The first time I heard Be-Bop-a-Lula I was about 16 and was eating lunch with my dad at Angelo’s Hamburgers in Santa Ana, CA. I checked out the jukebox selections and saw Gene Vincent’s Be-Bop-a-Lula. I knew the title because I had seen it referenced in a thousand books and liner notes, but I was sure I had never actually heard the song. My dad encouraged me to play it. I dropped my quarter in and hit the buttons. The opening “Well…” literally made the hair on the back of my neck stand on end. I’d never heard anything like it and still haven’t. The sound of that recording is one of the great treats in rock and roll. I became an instant Gene Vincent fan from that day forward.
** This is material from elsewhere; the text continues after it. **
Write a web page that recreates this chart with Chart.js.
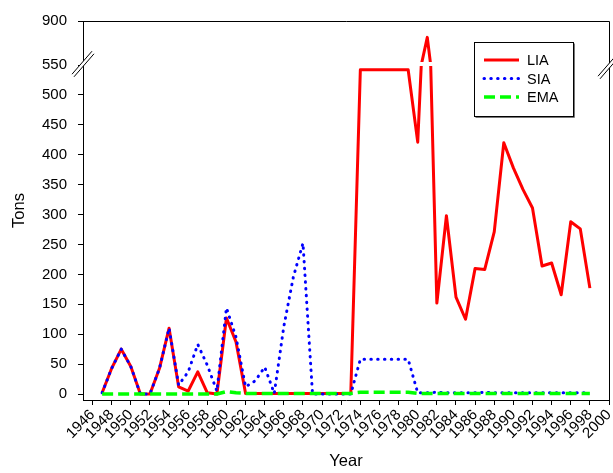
<!DOCTYPE html>
<html>
<head>
<meta charset="utf-8">
<script src="https://cdn.jsdelivr.net/npm/chart.js@4.4.1/dist/chart.umd.min.js"></script>
<style>
  html, body { margin: 0; padding: 0; background: #fff; }
  #wrap { width: 613px; height: 473px; }
</style>
</head>
<body>
<div id="wrap"><canvas id="chart"></canvas></div>
<script>
const years = [
  1947, 1948, 1949, 1950, 1951, 1952, 1953, 1954, 1955, 1956, 1957, 1958, 1959,
  1960, 1961, 1962, 1963, 1964, 1965, 1966, 1967, 1968, 1969,
  1970, 1971, 1972, 1973, 1974, 1975, 1976, 1977, 1978, 1979,
  1980, 1981, 1982, 1983, 1984, 1985, 1986, 1987, 1988, 1989,
  1990, 1991, 1992, 1993, 1994, 1995, 1996, 1997, 1998
];

const lia = [
  2, 43, 75, 46, 0, 0, 43, 110, 12, 5, 37, 2, 0,
  127, 87, 1, 1, 1, 1, 1, 1, 1, 1,
  1, 1, 1, 1, 542, 542, 542, 542, 542, 542,
  421, 770, 152, 298, 162, 125, 210, 208, 271, 420,
  378, 342, 311, 214, 219, 166, 288, 276, 177
];

const sia = [
  2, 43, 75, 46, 0, 0, 43, 110, 15, 37, 83, 48, 5,
  144, 95, 12, 22, 45, 1, 113, 196, 252, 0,
  0, 0, 0, 0, 58, 58, 58, 58, 58, 58,
  2, 2, 3, 2, 2, 2, 2, 3, 2, 2,
  2, 2, 2, 2, 2, 2, 2, 2, 2
];

const ema = [
  0, 0, 0, 0, 0, 0, 0, 0, 0, 0, 0, 0, 0,
  4, 2, 1, 1, 1, 1, 1, 1, 1, 1,
  1, 1, 1, 1, 3, 3, 3, 3, 3, 3,
  1, 1, 1, 1, 1, 1, 1, 1, 1, 1,
  1, 1, 1, 1, 1, 1, 1, 1, 1
];

const yearTicks = [
  1946, 1948, 1950, 1952, 1954, 1956, 1958, 1960, 1962, 1964, 1966, 1968, 1970,
  1972, 1974, 1976, 1978, 1980, 1982, 1984, 1986, 1988, 1990, 1992, 1994, 1996, 1998, 2000
];
const lowerTicks = [0, 50, 100, 150, 200, 250, 300, 350, 400, 450, 500, 550];
const upperTicks = [900];

const FONT = 'Arial, "Liberation Sans", sans-serif';
const RED = '#ff0000';
const BLUE = '#0000ff';
const GREEN = '#00ff00';

const series = (values) => years.map((year, i) => ({ x: year, y: values[i] }));

// each dataset only paints inside the band of its own y axis (broken axis)
const clipToAxis = {
  id: 'clipToAxis',
  beforeDatasetDraw(chart, args) {
    const scale = chart.scales[args.meta.yAxisID];
    const { left, right } = chart.chartArea;
    const top = scale.top + (args.meta.yAxisID === 'y' ? 1 : 0);
    const bottom = args.meta.yAxisID === 'y2' ? scale.bottom - 3 : scale.bottom;
    const ctx = chart.ctx;
    ctx.save();
    ctx.beginPath();
    ctx.rect(left, top, right - left, bottom - top);
    ctx.clip();
  },
  afterDatasetDraw(chart) {
    chart.ctx.restore();
  }
};

function drawBreak(ctx, cx, cy) {
  const dx = 10, dy = 11.5, ox = 1, oy = 1.3;
  ctx.save();
  ctx.fillStyle = '#fff';
  ctx.beginPath();
  ctx.moveTo(cx - ox - dx, cy - oy + dy);
  ctx.lineTo(cx - ox + dx, cy - oy - dy);
  ctx.lineTo(cx + ox + dx, cy + oy - dy);
  ctx.lineTo(cx + ox - dx, cy + oy + dy);
  ctx.closePath();
  ctx.fill();
  ctx.strokeStyle = '#000';
  ctx.lineWidth = 1;
  ctx.beginPath();
  ctx.moveTo(cx - ox - dx, cy - oy + dy);
  ctx.lineTo(cx - ox + dx, cy - oy - dy);
  ctx.moveTo(cx + ox - dx, cy + oy + dy);
  ctx.lineTo(cx + ox + dx, cy + oy - dy);
  ctx.stroke();
  ctx.restore();
}

const legendItems = [
  { label: 'LIA', color: RED, dash: [], cap: 'butt', width: 3 },
  { label: 'SIA', color: BLUE, dash: [0.5, 6.3], cap: 'round', width: 3 },
  { label: 'EMA', color: GREEN, dash: [11, 5], cap: 'butt', width: 3.5 }
];

const decorations = {
  id: 'decorations',
  afterDraw(chart) {
    const ctx = chart.ctx;
    const { left, right, top, bottom } = chart.chartArea;
    const breakY = chart.scales.y.top;

    // top and right frame
    ctx.save();
    ctx.strokeStyle = '#000';
    ctx.lineWidth = 1;
    ctx.beginPath();
    ctx.moveTo(left, top + 0.5);
    ctx.lineTo(right + 0.5, top + 0.5);
    ctx.lineTo(right + 0.5, bottom);
    ctx.stroke();
    ctx.restore();

    drawBreak(ctx, left, breakY - 1);
    drawBreak(ctx, right, breakY + 1);

    // legend
    const bx = right - 135, by = top + 21, bw = 99, bh = 74;
    ctx.save();
    ctx.fillStyle = '#fff';
    ctx.fillRect(bx, by, bw, bh);
    ctx.strokeStyle = '#000';
    ctx.lineWidth = 1;
    ctx.strokeRect(bx + 0.5, by + 0.5, bw, bh);
    ctx.beginPath();
    ctx.moveTo(bx + 1.5, by + bh + 1.5);
    ctx.lineTo(bx + bw + 1.5, by + bh + 1.5);
    ctx.lineTo(bx + bw + 1.5, by + 1.5);
    ctx.strokeStyle = '#777';
    ctx.stroke();
    legendItems.forEach((item, i) => {
      const ly = by + 18 + i * 18.5;
      ctx.strokeStyle = item.color;
      ctx.lineWidth = item.width;
      ctx.lineCap = item.cap;
      ctx.setLineDash(item.dash);
      ctx.beginPath();
      ctx.moveTo(bx + 10, ly);
      ctx.lineTo(bx + 45, ly);
      ctx.stroke();
      ctx.setLineDash([]);
      ctx.fillStyle = '#000';
      ctx.font = `14.5px ${FONT}`;
      ctx.textAlign = 'left';
      ctx.textBaseline = 'middle';
      ctx.fillText(item.label, bx + 53, ly + 1);
    });
    ctx.restore();

    // y title, centred on the whole plot height
    ctx.save();
    ctx.translate(19, (top + bottom) / 2);
    ctx.rotate(-Math.PI / 2);
    ctx.font = `16.5px ${FONT}`;
    ctx.fillStyle = '#000';
    ctx.textAlign = 'center';
    ctx.textBaseline = 'middle';
    ctx.fillText('Tons', 0, 0);
    ctx.restore();
  }
};

const lineStyle = (color, width, dash, cap) => ({
  borderColor: color,
  backgroundColor: color,
  borderWidth: width,
  borderDash: dash,
  borderCapStyle: cap,
  borderJoinStyle: 'round',
  pointRadius: 0,
  tension: 0,
  fill: false
});

const yAxis = (min, max, weight, tickValues) => ({
  type: 'linear',
  position: 'left',
  stack: 'tons',
  stackWeight: weight,
  min,
  max,
  afterBuildTicks: (scale) => { scale.ticks = tickValues.map((value) => ({ value })); },
  afterFit: (scale) => { scale.width = 83; },
  grid: { drawOnChartArea: false, color: '#000', tickLength: 5, tickWidth: 1 },
  border: { color: '#000', width: 1 },
  ticks: {
    color: '#000',
    padding: 11,
    autoSkip: false,
    font: { size: 15, family: FONT },
    callback: (v) => String(v)
  }
});

new Chart(document.getElementById('chart'), {
  type: 'line',
  data: {
    datasets: [
      { label: 'LIA', data: series(lia), yAxisID: 'y', order: 3, ...lineStyle(RED, 3, [], 'butt') },
      { label: 'SIA', data: series(sia), yAxisID: 'y', order: 2, ...lineStyle(BLUE, 3, [0.5, 6.3], 'round') },
      { label: 'EMA', data: series(ema), yAxisID: 'y', order: 1, ...lineStyle(GREEN, 3.5, [11, 5], 'butt') },
      { label: 'LIA upper', data: series(lia), yAxisID: 'y2', order: 4, ...lineStyle(RED, 3, [], 'butt') }
    ]
  },
  options: {
    responsive: true,
    maintainAspectRatio: false,
    animation: false,
    layout: { padding: { top: 21, right: 4, left: 0, bottom: 0 } },
    plugins: {
      legend: { display: false },
      tooltip: { enabled: false }
    },
    scales: {
      x: {
        type: 'linear',
        min: 1945,
        max: 2000,
        afterBuildTicks: (scale) => { scale.ticks = yearTicks.map((value) => ({ value })); },
        afterFit: (scale) => {
          scale.height = 73;
          scale.paddingLeft = 0;
          scale.paddingRight = 0;
        },
        grid: { drawOnChartArea: false, color: '#000', tickLength: 5, tickWidth: 1 },
        border: { color: '#000', width: 1 },
        ticks: {
          color: '#000',
          autoSkip: false,
          maxRotation: 45,
          minRotation: 45,
          padding: 1,
          font: { size: 15, family: FONT },
          callback: (v) => String(v)
        },
        title: {
          display: true,
          text: 'Year',
          color: '#000',
          font: { size: 16.5, family: FONT },
          padding: { top: 0, bottom: 2 }
        }
      },
      y: yAxis(-10, 550, 335, lowerTicks),
      y2: yAxis(550, 900, 44, upperTicks)
    }
  },
  plugins: [clipToAxis, decorations]
});
</script>
</body>
</html>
Recorded in Nashville in 1956, the sheer genius of Be-Bop-a-Lula is not in the lyrics (which are simple, straightforward and somewhat corny). It’s the stark instrumentation, perfect slap-back echo on Gene’s haunting vocals, some well-placed screams from the band, and Cliff Gallup’s beautifully laid-back guitar riffs.
The chopped chunk-chunk acoustic rhythm guitar combines perfectly with the single snare drum. Even more unique, this may be one of the few bonafide rock and roll recordings in which the drummer actually makes heavy use of brushes during most of the song.
I recently listened to Be-Bop-a-Lula, which prompted this post. It just came up on my Pandora Radio station, and I stopped to give it a good listen. Sometimes I’m quick to forward past the songs I’ve heard countless times – after all, I’ve memorized every lyric and every note. But every once in a while it’s good to stop and really listen just to avoid taking for granted something as brilliant as a great rock and roll recording.
Live on, Gene. Thanks, Dad and Angelo’s!